John Lubbock MP, later created the first Baron Avebury, the man behind the Bank Holidays Act 1871.
Traffic chaos including a 30 mile traffic jam on a major motorway characterised the final weekend in August in the UK as families hit the road. This was their last chance to enjoy a last summer long weekend away before the children go back to school in early September.
I say ‘long weekend’ because here the last Monday in August is a bank holiday. But, the interesting question is just when is a bank holiday not a bank holiday? You may be surprised to learn that the answer is when it has been observed so long that it is covered by common law, not by an Act of Parliament.
Different countries have various public holidays, even in the UK, so I shall keep my comments to those in England and Wales. In both those countries there are just six official bank holidays.
Only six, I hear you say, that’s not right, we have eight. Well, that may be just a little confusing because, technically, we don’t.
The other two days that are not statutory bank holidays are, get ready for this second example of chaos, Good Friday and Christmas Day. That’s right, those two days are not given by any Act of Parliament but are regarded as public holidays under common law.
One government website gives the following explanation: ‘Bank holidays are holidays when banks and many other businesses are closed for the day. Public holidays are holidays which have been observed through custom and practice.’
The banks are still closed though!
Why do we have these welcome days away from our places of work? Well, it was Liberal MP John Lubbock who got the ball rolling. A banker by profession, he introduced a Bill that was to become the Bank Holidays Act of 1871, aiming to ease the pressure on workers with an extra four days off. At that point only Easter Monday, the first Monday in August, Whit Monday, and Boxing Day. As an aside here, Lisa tells me that Good Friday, Easter Monday and Boxing Day are not holidays in the USA but they have plenty of others.
Anyway, John Lubbock later became the first Baron Avebury and years later as a teenager I was fortunate enough to get to know his grandson Eric Lubbock, now the 4th Baron, who became the Liberal MP for the town in which I grew up – Orpington, then in Kent but since 1965 part of the London Borough of Bromley.
The fourth Baron Avebury, formerly Eric Lubbock MP, grandson of John Lubbock MP.
John Lubbock had four main political agendas, one of which was securing additional holidays and shorter working hours for the working classes and, predictably, the new law was very popular.

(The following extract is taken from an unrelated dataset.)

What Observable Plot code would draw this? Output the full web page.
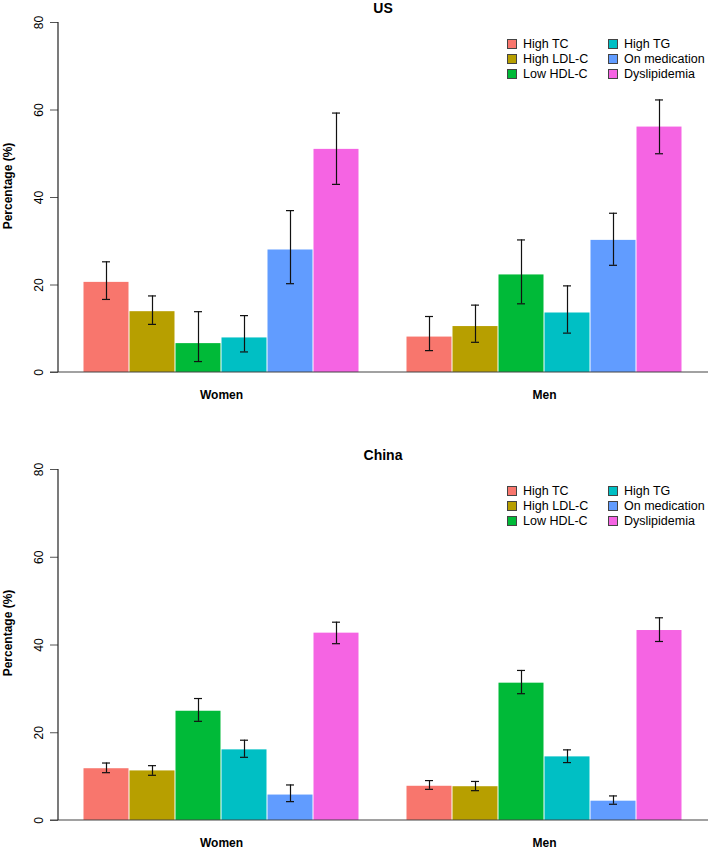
<!DOCTYPE html>
<html><head><meta charset="utf-8">
<script src="https://cdn.jsdelivr.net/npm/d3@7"></script>
<script src="https://cdn.jsdelivr.net/npm/@observablehq/plot@0.6"></script>
<style>
body{margin:0;background:#fff;font-family:"Liberation Sans",Arial,sans-serif;}
#root{position:relative;width:709px;height:852px;overflow:hidden;}
#root svg{position:absolute;left:0;}
.title{position:absolute;font-weight:bold;font-size:14px;transform:translate(-50%,-50%);white-space:nowrap;color:#000;}
.ylab{position:absolute;font-weight:bold;font-size:12px;transform:translate(-50%,-50%) rotate(-90deg);white-space:nowrap;color:#000;}
.legend{position:absolute;display:grid;grid-template-rows:repeat(3,15px);grid-auto-flow:column;grid-template-columns:101px 100px;font-size:12.5px;color:#000;}
.item{display:flex;align-items:center;white-space:nowrap;}
.sw{width:10px;height:10px;border:1px solid #444;margin-right:6px;box-sizing:border-box;}
</style>
</head><body>
<div id="root"></div>
<script>
// ---- data ----
const measures = ["High TC", "High LDL-C", "Low HDL-C", "High TG", "On medication", "Dyslipidemia"];
const colors = ["#F8766D", "#B79F00", "#00BA38", "#00BFC4", "#619CFF", "#F564E3"];
const sexes = ["Women", "Men"];
const yTicks = [0, 20, 40, 60, 80];
const panelTitles = ["US", "China"];
const yLabel = "Percentage (%)";

const usWomenPct = [20.6, 13.9, 6.6, 7.9, 28.0, 51.0];
const usWomenLo  = [16.7, 11.0, 2.5, 4.7, 20.3, 43.0];
const usWomenHi  = [25.3, 17.5, 13.9, 13.0, 37.0, 59.3];
const usMenPct   = [8.1, 10.5, 22.3, 13.6, 30.2, 56.1];
const usMenLo    = [5.0, 6.9, 15.7, 9.0, 24.5, 50.0];
const usMenHi    = [12.8, 15.4, 30.3, 19.8, 36.4, 62.3];

const cnWomenPct = [11.8, 11.3, 24.9, 16.1, 5.8, 42.7];
const cnWomenLo  = [10.9, 10.3, 22.6, 14.4, 4.3, 40.3];
const cnWomenHi  = [13.1, 12.5, 27.8, 18.3, 8.1, 45.2];
const cnMenPct   = [7.8, 7.7, 31.3, 14.5, 4.4, 43.3];
const cnMenLo    = [7.1, 6.8, 28.9, 13.2, 3.7, 40.8];
const cnMenHi    = [9.1, 8.9, 34.2, 16.1, 5.6, 46.2];

function rowsFor(wp, wl, wh, mp, ml, mh) {
  const out = [];
  measures.forEach((m, i) => out.push({sex: "Women", measure: m, value: wp[i], lo: wl[i], hi: wh[i]}));
  measures.forEach((m, i) => out.push({sex: "Men", measure: m, value: mp[i], lo: ml[i], hi: mh[i]}));
  return out;
}
const usRows = rowsFor(usWomenPct, usWomenLo, usWomenHi, usMenPct, usMenLo, usMenHi);
const cnRows = rowsFor(cnWomenPct, cnWomenLo, cnWomenHi, cnMenPct, cnMenLo, cnMenHi);

const root = document.getElementById("root");

function makePanel(rows, title, top, height, marginBottom) {
  const p = Plot.plot({
    width: 709, height,
    marginTop: 22, marginBottom, marginLeft: 83, marginRight: 27,
    style: {fontFamily: "'Liberation Sans', Arial, sans-serif", background: "white", color: "#000"},
    x: {domain: measures, padding: 0, axis: null},
    fx: {domain: sexes, paddingInner: 47 / 323, paddingOuter: 0},
    y: {domain: [0, 80]},
    color: {domain: measures, range: colors},
    marks: [
      Plot.barY(rows, {fx: "sex", x: "measure", y: "value", fill: "measure", insetLeft: 0.5, insetRight: 0.5}),
      Plot.ruleX(rows, {fx: "sex", x: "measure", y1: "lo", y2: "hi", stroke: "#111", strokeWidth: 1.2}),
      Plot.tickY(rows, {fx: "sex", x: "measure", y: "lo", stroke: "#111", strokeWidth: 1.2, insetLeft: 19, insetRight: 19}),
      Plot.tickY(rows, {fx: "sex", x: "measure", y: "hi", stroke: "#111", strokeWidth: 1.2, insetLeft: 19, insetRight: 19}),
      Plot.axisY({ticks: yTicks, tickSize: 8, dx: -25, tickRotate: -90, fontSize: 12, label: null, tickPadding: 8, stroke: "#555"}),
      Plot.axisFx({anchor: "bottom", tickSize: 0, tickPadding: 18, fontWeight: "bold", fontSize: 12, label: null})
    ]
  });
  const y = p.scale("y");
  const svg = d3.select(p);
  svg.append("line").attr("x1", 50).attr("x2", 708)
    .attr("y1", y.apply(0)).attr("y2", y.apply(0)).attr("stroke", "#444").attr("stroke-width", 1.2);
  svg.append("line").attr("x1", 58).attr("x2", 58)
    .attr("y1", y.apply(0)).attr("y2", y.apply(80)).attr("stroke", "#222").attr("stroke-width", 1.2);
  p.style.top = top + "px";
  root.appendChild(p);

  const t = document.createElement("div");
  t.className = "title"; t.textContent = title;
  t.style.left = "383px"; t.style.top = (top + 8) + "px";
  root.appendChild(t);

  const yl = document.createElement("div");
  yl.className = "ylab"; yl.textContent = yLabel;
  yl.style.left = "8px"; yl.style.top = (top + 186) + "px";
  root.appendChild(yl);

  const lg = document.createElement("div");
  lg.className = "legend";
  lg.style.left = "507px"; lg.style.top = (top + 36) + "px";
  measures.forEach((m, i) => {
    const it = document.createElement("div"); it.className = "item";
    const sw = document.createElement("span"); sw.className = "sw"; sw.style.background = colors[i];
    const tx = document.createElement("span"); tx.textContent = m;
    it.appendChild(sw); it.appendChild(tx); lg.appendChild(it);
  });
  root.appendChild(lg);
}

makePanel(usRows, panelTitles[0], 0, 447, 75);
makePanel(cnRows, panelTitles[1], 447, 405, 32);
</script>
</body></html>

A lot has happened since then, the holiday in August was changed from the first Monday to the last, and Whit Monday was been changed to the Spring bank holiday on the last Monday in May, instead of the Monday following the Christian religious festival of Whitsun that, like Easter, moved around a bit.
We have now accounted for the four bank holidays covered by the 1871 Act plus the two common law public holidays. Two days remain.
The newest bank holidays (yes, real ones) are New Year’s Day which was added to the list 1974 and the early May one, the first Monday in May not the first day of the month, in 1978.